**Exercise task**
Word for word, give the material below again, minus any images.

**Data block**
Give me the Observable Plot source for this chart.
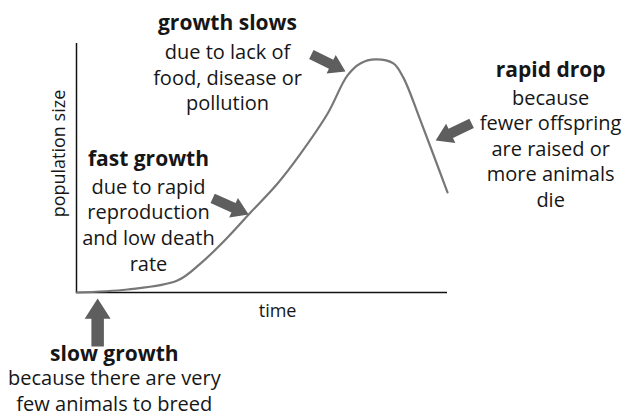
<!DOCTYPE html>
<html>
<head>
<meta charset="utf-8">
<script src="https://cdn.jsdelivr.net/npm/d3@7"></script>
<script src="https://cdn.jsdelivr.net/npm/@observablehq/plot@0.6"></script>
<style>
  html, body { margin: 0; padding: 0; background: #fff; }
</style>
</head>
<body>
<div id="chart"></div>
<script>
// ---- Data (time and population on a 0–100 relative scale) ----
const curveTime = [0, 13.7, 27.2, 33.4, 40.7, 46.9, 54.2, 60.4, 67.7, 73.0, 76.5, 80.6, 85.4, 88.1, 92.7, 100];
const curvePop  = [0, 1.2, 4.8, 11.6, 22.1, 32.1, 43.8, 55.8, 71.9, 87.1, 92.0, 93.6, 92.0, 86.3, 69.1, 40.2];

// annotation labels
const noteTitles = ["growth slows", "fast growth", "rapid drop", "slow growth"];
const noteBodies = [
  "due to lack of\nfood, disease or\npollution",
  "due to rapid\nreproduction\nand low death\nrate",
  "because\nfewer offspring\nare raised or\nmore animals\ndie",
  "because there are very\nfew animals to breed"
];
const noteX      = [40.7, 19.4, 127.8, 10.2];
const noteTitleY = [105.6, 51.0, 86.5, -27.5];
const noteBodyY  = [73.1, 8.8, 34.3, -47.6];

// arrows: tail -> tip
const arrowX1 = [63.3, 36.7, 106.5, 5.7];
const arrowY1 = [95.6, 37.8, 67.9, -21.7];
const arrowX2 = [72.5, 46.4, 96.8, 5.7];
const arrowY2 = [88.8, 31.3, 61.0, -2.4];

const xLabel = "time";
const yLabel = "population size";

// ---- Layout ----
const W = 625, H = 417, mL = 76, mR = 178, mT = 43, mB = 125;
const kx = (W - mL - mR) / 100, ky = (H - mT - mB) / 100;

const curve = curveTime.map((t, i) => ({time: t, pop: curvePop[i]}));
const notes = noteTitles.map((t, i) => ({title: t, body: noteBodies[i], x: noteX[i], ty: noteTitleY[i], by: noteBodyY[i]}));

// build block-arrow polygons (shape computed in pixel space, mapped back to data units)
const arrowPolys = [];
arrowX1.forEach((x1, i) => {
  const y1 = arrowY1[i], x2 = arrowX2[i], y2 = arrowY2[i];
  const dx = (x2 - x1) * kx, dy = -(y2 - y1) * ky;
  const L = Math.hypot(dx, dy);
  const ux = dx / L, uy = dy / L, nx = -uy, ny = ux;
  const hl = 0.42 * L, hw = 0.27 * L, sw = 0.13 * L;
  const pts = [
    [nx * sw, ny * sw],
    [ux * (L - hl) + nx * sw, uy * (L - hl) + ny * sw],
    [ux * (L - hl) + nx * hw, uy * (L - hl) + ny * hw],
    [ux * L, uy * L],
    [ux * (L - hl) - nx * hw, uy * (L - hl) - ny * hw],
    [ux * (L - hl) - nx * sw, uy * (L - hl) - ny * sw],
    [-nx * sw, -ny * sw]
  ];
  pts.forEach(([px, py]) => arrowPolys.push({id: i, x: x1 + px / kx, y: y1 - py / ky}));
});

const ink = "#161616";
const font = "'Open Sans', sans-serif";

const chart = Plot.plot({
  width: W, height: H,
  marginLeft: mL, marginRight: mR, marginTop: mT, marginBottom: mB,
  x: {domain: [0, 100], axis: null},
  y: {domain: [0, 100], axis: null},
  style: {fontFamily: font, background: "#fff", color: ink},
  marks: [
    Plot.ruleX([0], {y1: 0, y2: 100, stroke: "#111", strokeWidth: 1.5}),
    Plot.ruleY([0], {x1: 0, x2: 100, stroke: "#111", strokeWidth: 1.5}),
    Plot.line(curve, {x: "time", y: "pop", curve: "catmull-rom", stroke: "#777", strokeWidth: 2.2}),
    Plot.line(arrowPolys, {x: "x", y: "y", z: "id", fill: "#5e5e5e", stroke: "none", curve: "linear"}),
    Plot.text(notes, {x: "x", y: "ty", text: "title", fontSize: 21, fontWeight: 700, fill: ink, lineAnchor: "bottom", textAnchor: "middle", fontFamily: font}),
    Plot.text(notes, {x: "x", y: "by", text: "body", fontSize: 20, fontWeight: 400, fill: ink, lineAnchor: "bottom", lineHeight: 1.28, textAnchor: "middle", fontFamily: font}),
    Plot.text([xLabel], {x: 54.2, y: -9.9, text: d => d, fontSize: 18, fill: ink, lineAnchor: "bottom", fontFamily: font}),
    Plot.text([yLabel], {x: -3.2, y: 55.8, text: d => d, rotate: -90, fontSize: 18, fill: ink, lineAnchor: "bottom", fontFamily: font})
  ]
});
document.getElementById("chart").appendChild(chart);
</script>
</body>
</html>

**Written reply**
Give me the Observable Plot source for this chart.
<!DOCTYPE html>
<html>
<head>
<meta charset="utf-8">
<script src="https://cdn.jsdelivr.net/npm/d3@7"></script>
<script src="https://cdn.jsdelivr.net/npm/@observablehq/plot@0.6"></script>
<style>
  html, body { margin: 0; padding: 0; background: #fff; }
</style>
</head>
<body>
<div id="chart"></div>
<script>
// ---- Data (time and population on a 0–100 relative scale) ----
const curveTime = [0, 13.7, 27.2, 33.4, 40.7, 46.9, 54.2, 60.4, 67.7, 73.0, 76.5, 80.6, 85.4, 88.1, 92.7, 100];
const curvePop  = [0, 1.2, 4.8, 11.6, 22.1, 32.1, 43.8, 55.8, 71.9, 87.1, 92.0, 93.6, 92.0, 86.3, 69.1, 40.2];

// annotation labels
const noteTitles = ["growth slows", "fast growth", "rapid drop", "slow growth"];
const noteBodies = [
  "due to lack of\nfood, disease or\npollution",
  "due to rapid\nreproduction\nand low death\nrate",
  "because\nfewer offspring\nare raised or\nmore animals\ndie",
  "because there are very\nfew animals to breed"
];
const noteX      = [40.7, 19.4, 127.8, 10.2];
const noteTitleY = [105.6, 51.0, 86.5, -27.5];
const noteBodyY  = [73.1, 8.8, 34.3, -47.6];

// arrows: tail -> tip
const arrowX1 = [63.3, 36.7, 106.5, 5.7];
const arrowY1 = [95.6, 37.8, 67.9, -21.7];
const arrowX2 = [72.5, 46.4, 96.8, 5.7];
const arrowY2 = [88.8, 31.3, 61.0, -2.4];

const xLabel = "time";
const yLabel = "population size";

// ---- Layout ----
const W = 625, H = 417, mL = 76, mR = 178, mT = 43, mB = 125;
const kx = (W - mL - mR) / 100, ky = (H - mT - mB) / 100;

const curve = curveTime.map((t, i) => ({time: t, pop: curvePop[i]}));
const notes = noteTitles.map((t, i) => ({title: t, body: noteBodies[i], x: noteX[i], ty: noteTitleY[i], by: noteBodyY[i]}));

// build block-arrow polygons (shape computed in pixel space, mapped back to data units)
const arrowPolys = [];
arrowX1.forEach((x1, i) => {
  const y1 = arrowY1[i], x2 = arrowX2[i], y2 = arrowY2[i];
  const dx = (x2 - x1) * kx, dy = -(y2 - y1) * ky;
  const L = Math.hypot(dx, dy);
  const ux = dx / L, uy = dy / L, nx = -uy, ny = ux;
  const hl = 0.42 * L, hw = 0.27 * L, sw = 0.13 * L;
  const pts = [
    [nx * sw, ny * sw],
    [ux * (L - hl) + nx * sw, uy * (L - hl) + ny * sw],
    [ux * (L - hl) + nx * hw, uy * (L - hl) + ny * hw],
    [ux * L, uy * L],
    [ux * (L - hl) - nx * hw, uy * (L - hl) - ny * hw],
    [ux * (L - hl) - nx * sw, uy * (L - hl) - ny * sw],
    [-nx * sw, -ny * sw]
  ];
  pts.forEach(([px, py]) => arrowPolys.push({id: i, x: x1 + px / kx, y: y1 - py / ky}));
});

const ink = "#161616";
const font = "'Open Sans', sans-serif";

const chart = Plot.plot({
  width: W, height: H,
  marginLeft: mL, marginRight: mR, marginTop: mT, marginBottom: mB,
  x: {domain: [0, 100], axis: null},
  y: {domain: [0, 100], axis: null},
  style: {fontFamily: font, background: "#fff", color: ink},
  marks: [
    Plot.ruleX([0], {y1: 0, y2: 100, stroke: "#111", strokeWidth: 1.5}),
    Plot.ruleY([0], {x1: 0, x2: 100, stroke: "#111", strokeWidth: 1.5}),
    Plot.line(curve, {x: "time", y: "pop", curve: "catmull-rom", stroke: "#777", strokeWidth: 2.2}),
    Plot.line(arrowPolys, {x: "x", y: "y", z: "id", fill: "#5e5e5e", stroke: "none", curve: "linear"}),
    Plot.text(notes, {x: "x", y: "ty", text: "title", fontSize: 21, fontWeight: 700, fill: ink, lineAnchor: "bottom", textAnchor: "middle", fontFamily: font}),
    Plot.text(notes, {x: "x", y: "by", text: "body", fontSize: 20, fontWeight: 400, fill: ink, lineAnchor: "bottom", lineHeight: 1.28, textAnchor: "middle", fontFamily: font}),
    Plot.text([xLabel], {x: 54.2, y: -9.9, text: d => d, fontSize: 18, fill: ink, lineAnchor: "bottom", fontFamily: font}),
    Plot.text([yLabel], {x: -3.2, y: 55.8, text: d => d, rotate: -90, fontSize: 18, fill: ink, lineAnchor: "bottom", fontFamily: font})
  ]
});
document.getElementById("chart").appendChild(chart);
</script>
</body>
</html>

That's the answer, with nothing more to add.